Part of the reason behind this is because of the process the Black Swan Cooperage uses woods that have become uncommon for whiskey brewing. This, of course, is because the company selects woods that will provide unique and optimum whiskey flavors for their customers.

“It starts with white oak,” says Russ of the process.

“There are two reasons why it tastes good and it doesn’t leak,” Heidi notes.

“A lot of the flavor in your whiskey comes from the barrel,” Heidi explains.

“Some might say that at least 80% of it comes from barrels,” the whiskey expert continues.

A Unique Technique Adds A Flavorful Flair

While there are multiple different ways for whiskey brewers to shape a barrel for whiskey. However, Black Swan Cooperage has a specific technique for their barrels. This technique, which is called water bending, requires the whiskey makers to put the barrel staves in water that can get as hot as 160 degrees.
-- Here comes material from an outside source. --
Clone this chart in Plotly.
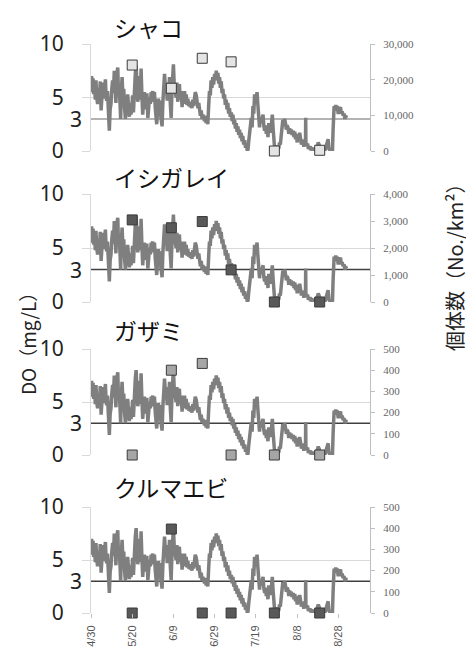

“That heats up the wood so that it makes it more pliable and easier for us to bend into that barrel shape,” Heidi notes of the process. Then, once the metal rings are added to the barrel, the Black Swan whiskey experts begin the important process that will seal in the flavors.

“The main difference between a wine and a whiskey barrel is that a wine barrel is just toasted and a whiskey barrel typically is just charred,” Heidi explains adding that at Black Swan they do both. Usually toasting a barrel for over an hour before charring it.

“It’s really all about the flavor,” Heidi continues. “And when it smells right, that’s when it’s done.”

“Instead of putting the spirit in the barrel, we’re trying to put the barrel, or the wood, in the spirit,” Russ explains.

Some of the equipment used for this 3,000-year-old process at the distillery is as much as 100 years old. The process may be an intense one, but it’s worth it in the end. Especially with the new generation of whiskey drinkers looking for new and inventive flavors.

“The young people are demanding new flavors,” says Russ.

“We’re able to produce some really, really unique products that help our distilleries do that,” the whiskey maker continues. “It’s a fun and exciting time.”